- **WHAT TO PRODUCE**: Repeat, please, only the lines from the top of the data down to the line with "const mood = [1, 3, 6.9];"; include both of those lines.

- **COLLECTED MATERIAL**:
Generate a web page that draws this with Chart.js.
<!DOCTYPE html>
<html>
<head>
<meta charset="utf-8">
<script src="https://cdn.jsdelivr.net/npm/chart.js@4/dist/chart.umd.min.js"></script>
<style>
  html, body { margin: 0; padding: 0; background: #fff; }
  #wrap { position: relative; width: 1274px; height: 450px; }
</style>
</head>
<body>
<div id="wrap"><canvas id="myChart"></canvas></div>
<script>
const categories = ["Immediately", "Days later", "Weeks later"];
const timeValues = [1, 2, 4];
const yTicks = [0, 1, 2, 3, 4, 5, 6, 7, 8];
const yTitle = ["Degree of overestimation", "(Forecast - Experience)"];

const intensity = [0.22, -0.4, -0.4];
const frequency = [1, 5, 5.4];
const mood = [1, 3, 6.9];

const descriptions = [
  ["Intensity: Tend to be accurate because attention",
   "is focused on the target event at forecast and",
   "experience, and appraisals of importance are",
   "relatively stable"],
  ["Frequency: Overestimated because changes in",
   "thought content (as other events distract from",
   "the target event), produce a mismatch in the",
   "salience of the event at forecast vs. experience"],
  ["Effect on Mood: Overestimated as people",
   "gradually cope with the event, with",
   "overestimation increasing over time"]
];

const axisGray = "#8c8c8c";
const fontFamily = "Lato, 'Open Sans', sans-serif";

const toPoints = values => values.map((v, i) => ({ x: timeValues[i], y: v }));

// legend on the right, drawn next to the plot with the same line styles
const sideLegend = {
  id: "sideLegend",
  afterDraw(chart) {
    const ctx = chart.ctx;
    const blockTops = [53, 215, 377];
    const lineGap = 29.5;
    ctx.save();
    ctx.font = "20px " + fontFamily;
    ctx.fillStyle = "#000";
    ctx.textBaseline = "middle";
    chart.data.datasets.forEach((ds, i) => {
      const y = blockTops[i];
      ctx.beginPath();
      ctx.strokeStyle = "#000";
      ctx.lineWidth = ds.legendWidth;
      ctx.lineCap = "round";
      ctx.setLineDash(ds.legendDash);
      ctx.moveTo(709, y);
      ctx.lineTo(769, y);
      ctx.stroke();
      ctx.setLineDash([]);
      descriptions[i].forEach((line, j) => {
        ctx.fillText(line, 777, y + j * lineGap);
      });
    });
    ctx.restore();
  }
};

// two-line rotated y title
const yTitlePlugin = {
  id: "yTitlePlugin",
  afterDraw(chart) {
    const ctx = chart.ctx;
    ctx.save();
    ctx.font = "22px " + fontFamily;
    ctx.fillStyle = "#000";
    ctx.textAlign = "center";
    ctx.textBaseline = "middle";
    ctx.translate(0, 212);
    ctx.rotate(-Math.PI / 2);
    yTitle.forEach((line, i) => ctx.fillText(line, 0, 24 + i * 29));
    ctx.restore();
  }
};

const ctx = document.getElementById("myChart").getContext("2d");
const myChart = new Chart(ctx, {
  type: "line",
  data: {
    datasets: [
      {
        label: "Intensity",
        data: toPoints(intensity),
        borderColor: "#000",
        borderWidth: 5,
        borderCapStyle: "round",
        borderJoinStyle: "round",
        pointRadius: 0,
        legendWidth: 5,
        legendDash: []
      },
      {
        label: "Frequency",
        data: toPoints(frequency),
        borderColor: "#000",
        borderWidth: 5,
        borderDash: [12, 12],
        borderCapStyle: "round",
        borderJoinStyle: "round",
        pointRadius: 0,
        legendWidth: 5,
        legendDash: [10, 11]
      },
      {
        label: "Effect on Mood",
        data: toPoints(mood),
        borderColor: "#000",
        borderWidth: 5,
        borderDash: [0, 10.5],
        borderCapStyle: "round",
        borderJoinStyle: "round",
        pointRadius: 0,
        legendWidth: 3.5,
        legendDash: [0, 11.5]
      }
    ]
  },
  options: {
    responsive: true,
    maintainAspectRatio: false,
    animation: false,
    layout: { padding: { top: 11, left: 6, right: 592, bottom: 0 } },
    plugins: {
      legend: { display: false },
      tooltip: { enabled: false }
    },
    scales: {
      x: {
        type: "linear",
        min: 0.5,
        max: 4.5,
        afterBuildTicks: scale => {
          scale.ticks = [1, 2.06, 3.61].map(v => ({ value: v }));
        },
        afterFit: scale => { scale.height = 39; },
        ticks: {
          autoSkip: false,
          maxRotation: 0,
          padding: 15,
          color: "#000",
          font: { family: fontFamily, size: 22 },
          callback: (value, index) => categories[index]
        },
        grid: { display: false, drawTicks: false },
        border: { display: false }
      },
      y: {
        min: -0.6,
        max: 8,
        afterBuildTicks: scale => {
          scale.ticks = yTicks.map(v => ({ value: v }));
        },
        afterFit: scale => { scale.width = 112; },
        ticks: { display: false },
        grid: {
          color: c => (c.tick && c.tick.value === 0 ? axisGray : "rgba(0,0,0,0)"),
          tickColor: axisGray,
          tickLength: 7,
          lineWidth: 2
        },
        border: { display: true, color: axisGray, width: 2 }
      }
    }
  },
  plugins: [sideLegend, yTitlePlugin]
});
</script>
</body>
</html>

- **WORKED ANSWER**:
Generate a web page that draws this with Chart.js.
<!DOCTYPE html>
<html>
<head>
<meta charset="utf-8">
<script src="https://cdn.jsdelivr.net/npm/chart.js@4/dist/chart.umd.min.js"></script>
<style>
  html, body { margin: 0; padding: 0; background: #fff; }
  #wrap { position: relative; width: 1274px; height: 450px; }
</style>
</head>
<body>
<div id="wrap"><canvas id="myChart"></canvas></div>
<script>
const categories = ["Immediately", "Days later", "Weeks later"];
const timeValues = [1, 2, 4];
const yTicks = [0, 1, 2, 3, 4, 5, 6, 7, 8];
const yTitle = ["Degree of overestimation", "(Forecast - Experience)"];

const intensity = [0.22, -0.4, -0.4];
const frequency = [1, 5, 5.4];
const mood = [1, 3, 6.9];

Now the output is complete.